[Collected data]
━━━━━━━━━━

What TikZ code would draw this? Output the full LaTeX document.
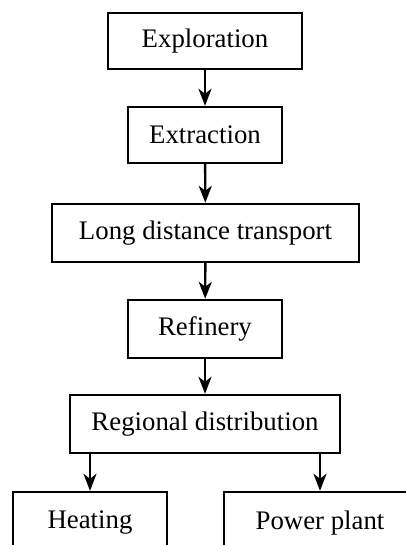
\documentclass[tikz,border=0pt]{standalone}
\usepackage{fontspec}
\setmainfont{Liberation Serif}
\usetikzlibrary{arrows.meta}
\begin{document}
\begin{tikzpicture}[x=1pt,y=-1pt,
  box/.style={draw=black,line width=2.4pt,rectangle,inner sep=0pt,font=\fontsize{26.8}{30}\selectfont},
  arr/.style={line width=2.4pt,-{Stealth[length=17pt,width=13pt,inset=5pt]}}]
\useasboundingbox (0,0) rectangle (406,545);
\clip (0,0) rectangle (406,545);
\node[box,minimum width=194pt,minimum height=56pt] (expl) at (205,41) {Exploration};
\node[box,minimum width=154pt,minimum height=56pt] (extr) at (205,135) {Extraction};
\node[box,minimum width=307pt,minimum height=58pt] (ldt) at (205.5,233) {Long distance transport};
\node[box,minimum width=154pt,minimum height=58pt] (ref) at (205,329) {Refinery};
\node[box,minimum width=270pt,minimum height=58pt] (reg) at (205,424) {Regional distribution};
\node[box,minimum width=154pt,minimum height=62pt] (heat) at (90,523) {Heating};
\node[box,minimum width=192pt,minimum height=62pt] (pow) at (320,523) {Power plant};
\draw[arr] (expl) -- (extr);
\draw[arr] (extr) -- (ldt);
\draw[arr] (ldt) -- (ref);
\draw[arr] (ref) -- (reg);
\draw[arr] (reg.south -| heat.north) -- (heat.north);
\draw[arr] (reg.south -| pow.north) -- (pow.north);
\end{tikzpicture}
\end{document}
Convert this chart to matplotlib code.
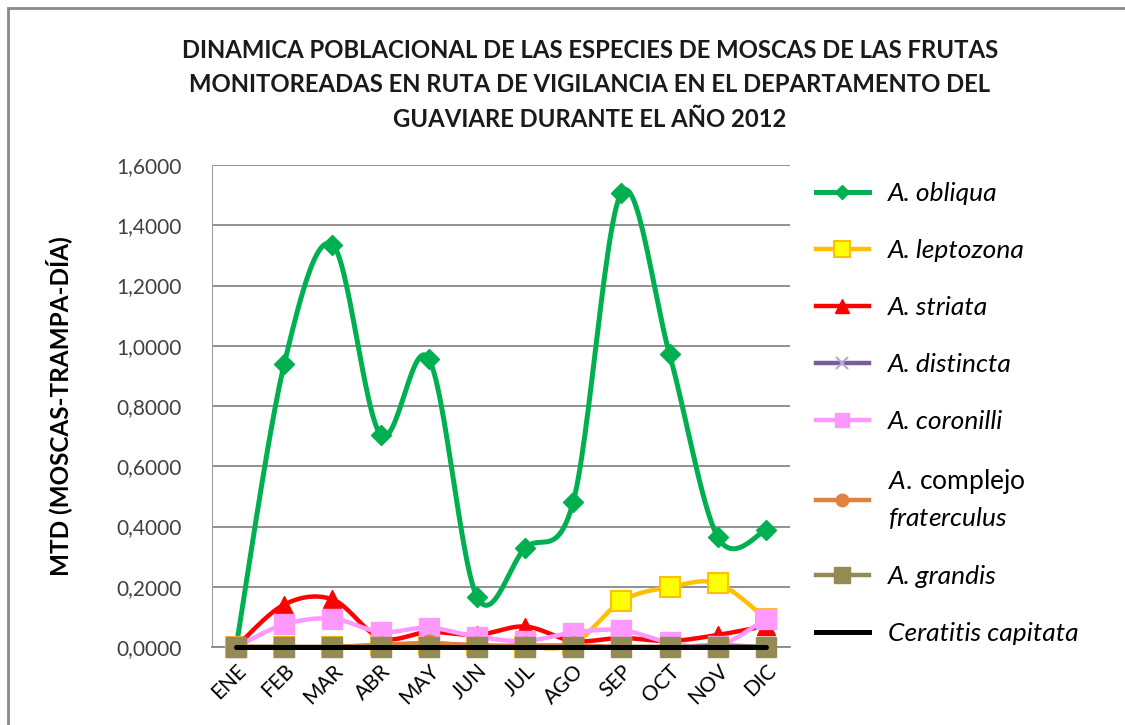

━━━━━━━━━━

:: Problem details ::
Restate each of the entries above word for word and skip every image.

:: The reply ::
What TikZ code would draw this? Output the full LaTeX document.
\documentclass[tikz,border=0pt]{standalone}
\usepackage{fontspec}
\setmainfont{Liberation Serif}
\usetikzlibrary{arrows.meta}
\begin{document}
\begin{tikzpicture}[x=1pt,y=-1pt,
  box/.style={draw=black,line width=2.4pt,rectangle,inner sep=0pt,font=\fontsize{26.8}{30}\selectfont},
  arr/.style={line width=2.4pt,-{Stealth[length=17pt,width=13pt,inset=5pt]}}]
\useasboundingbox (0,0) rectangle (406,545);
\clip (0,0) rectangle (406,545);
\node[box,minimum width=194pt,minimum height=56pt] (expl) at (205,41) {Exploration};
\node[box,minimum width=154pt,minimum height=56pt] (extr) at (205,135) {Extraction};
\node[box,minimum width=307pt,minimum height=58pt] (ldt) at (205.5,233) {Long distance transport};
\node[box,minimum width=154pt,minimum height=58pt] (ref) at (205,329) {Refinery};
\node[box,minimum width=270pt,minimum height=58pt] (reg) at (205,424) {Regional distribution};
\node[box,minimum width=154pt,minimum height=62pt] (heat) at (90,523) {Heating};
\node[box,minimum width=192pt,minimum height=62pt] (pow) at (320,523) {Power plant};
\draw[arr] (expl) -- (extr);
\draw[arr] (extr) -- (ldt);
\draw[arr] (ldt) -- (ref);
\draw[arr] (ref) -- (reg);
\draw[arr] (reg.south -| heat.north) -- (heat.north);
\draw[arr] (reg.south -| pow.north) -- (pow.north);
\end{tikzpicture}
\end{document}
Convert this chart to matplotlib code.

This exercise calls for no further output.